The year is 2021. Folks are fed up. Thirty percent of the population must go. Having already exterminated murderers, terrorists and rapists, the authorities now permit selective homicides of everyday people in order to reestablish a tranquil society. Apply for official sanction and you can whack somebody who annoys you.

Preferably by using some ghastly method.

Kindhearted and diabolical at the same time, Rook uses fiction to devise clever ways to exterminate bad drivers, Internet trolls, litterbugs, and (an especially deserving target) Black Friday shoppers here.

Rook combines humor and horror in conjuring up imaginative ways to rid the world of these people who need to die.

Perhaps without intending to, Rook also opens up a world of possibilities. Almost everybody knows some category of person who deserves to be stomped.

But one category is missing from Rook's treatise.

The flake.

In his fantasy/horror tales, Rook unfortunately provides no fictional way to wipe out people who are flakey. And it needs to be done. The world is being taken over by flakes.

To find one definition of a flake, click here.

I knew you'd look it up. You had to. You're not a flake. After all, you're reading this and supporting my work so you couldn't be flakey.

Could you?

Here are some examples of flakiness:

1. "Guess where I am."

Yeah, I know everybody does this but...

Why would anyone ever send an e-mail message that doesn't include his name, address, phone number, and e-mail address? People who would never omit this information from a business letter send messages asking me to call but providing no phone number, or asking me to ship but offering no address.
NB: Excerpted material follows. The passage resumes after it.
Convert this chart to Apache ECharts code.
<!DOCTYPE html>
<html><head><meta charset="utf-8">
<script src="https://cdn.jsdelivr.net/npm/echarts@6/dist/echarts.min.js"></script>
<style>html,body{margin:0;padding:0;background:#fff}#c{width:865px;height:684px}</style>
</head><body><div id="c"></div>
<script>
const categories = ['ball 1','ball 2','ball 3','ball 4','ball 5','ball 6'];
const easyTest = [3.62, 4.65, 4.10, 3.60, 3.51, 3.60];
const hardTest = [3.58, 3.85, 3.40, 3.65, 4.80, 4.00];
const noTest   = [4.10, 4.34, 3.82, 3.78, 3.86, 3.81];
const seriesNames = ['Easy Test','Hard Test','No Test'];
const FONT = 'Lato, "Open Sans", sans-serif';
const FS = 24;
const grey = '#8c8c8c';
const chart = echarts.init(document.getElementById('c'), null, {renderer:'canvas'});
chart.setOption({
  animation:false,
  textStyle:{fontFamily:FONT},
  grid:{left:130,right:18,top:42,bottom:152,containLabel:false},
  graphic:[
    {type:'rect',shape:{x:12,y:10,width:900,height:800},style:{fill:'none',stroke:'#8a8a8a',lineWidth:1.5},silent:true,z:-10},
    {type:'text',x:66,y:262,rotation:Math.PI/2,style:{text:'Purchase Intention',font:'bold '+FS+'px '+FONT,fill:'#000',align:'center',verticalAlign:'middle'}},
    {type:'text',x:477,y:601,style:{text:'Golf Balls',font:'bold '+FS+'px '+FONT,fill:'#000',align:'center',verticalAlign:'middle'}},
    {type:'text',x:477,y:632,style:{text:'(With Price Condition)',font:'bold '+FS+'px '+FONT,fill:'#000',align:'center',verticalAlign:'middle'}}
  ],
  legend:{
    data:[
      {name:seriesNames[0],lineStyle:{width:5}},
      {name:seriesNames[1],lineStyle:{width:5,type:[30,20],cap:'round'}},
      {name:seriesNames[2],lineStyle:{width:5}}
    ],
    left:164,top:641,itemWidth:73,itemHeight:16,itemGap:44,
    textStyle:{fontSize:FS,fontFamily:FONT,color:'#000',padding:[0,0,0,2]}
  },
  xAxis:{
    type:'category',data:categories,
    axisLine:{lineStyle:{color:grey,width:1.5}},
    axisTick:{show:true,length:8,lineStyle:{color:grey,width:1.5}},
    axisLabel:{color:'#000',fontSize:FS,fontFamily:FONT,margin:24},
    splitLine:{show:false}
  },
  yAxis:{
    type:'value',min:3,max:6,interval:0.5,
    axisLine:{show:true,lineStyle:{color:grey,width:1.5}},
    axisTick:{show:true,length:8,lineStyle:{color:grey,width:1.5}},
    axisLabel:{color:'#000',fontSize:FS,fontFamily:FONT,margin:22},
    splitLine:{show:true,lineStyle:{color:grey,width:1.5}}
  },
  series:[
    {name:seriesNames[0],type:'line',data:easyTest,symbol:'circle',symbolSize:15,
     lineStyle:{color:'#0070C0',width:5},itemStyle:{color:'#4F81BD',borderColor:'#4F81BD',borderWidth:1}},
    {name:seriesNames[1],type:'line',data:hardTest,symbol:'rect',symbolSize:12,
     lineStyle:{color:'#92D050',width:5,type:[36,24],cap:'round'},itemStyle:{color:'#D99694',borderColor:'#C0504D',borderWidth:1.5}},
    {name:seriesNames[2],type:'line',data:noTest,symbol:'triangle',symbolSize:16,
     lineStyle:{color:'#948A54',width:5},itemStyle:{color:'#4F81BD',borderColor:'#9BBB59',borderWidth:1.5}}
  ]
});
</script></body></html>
This is not the place to deal the privacy card. Anyone can find out where you are. Your contact information doesn't need to be secret.

My estimate is that this costs me about 300 hours of work time very year, or about 20 percent of every work day. I don't want anybody to mandate what ought to go into an e-mail message. I just want a little common sense and courtesy. Otherwise, you may find yourself in Volume Two.

2. Distracted walking.

A recent Washington Post article only touched on this colossal irritant. The article is here.

I don't get the thing with hand-held devices. With my own eyes, I watched a guy walk into a tree because he was looking down and texting. Think you're in control of that device? It's in control of you. There is no communication so urgent that it cannot wait until you're sitting down. I don't mean you, of course, but you know who I mean. Yes, it can wait.

3. "Track me down."

If somebody owes you money, whether it's for work performed, or purchasing your product, or whatever, your chances of collecting are directly proportional to the amount (the smaller it is, the less likely you're ever going to see it) and inversely proportional to the size and prestige of the debtor (one of the nation's largest publishers has owed me fifty bucks for two years).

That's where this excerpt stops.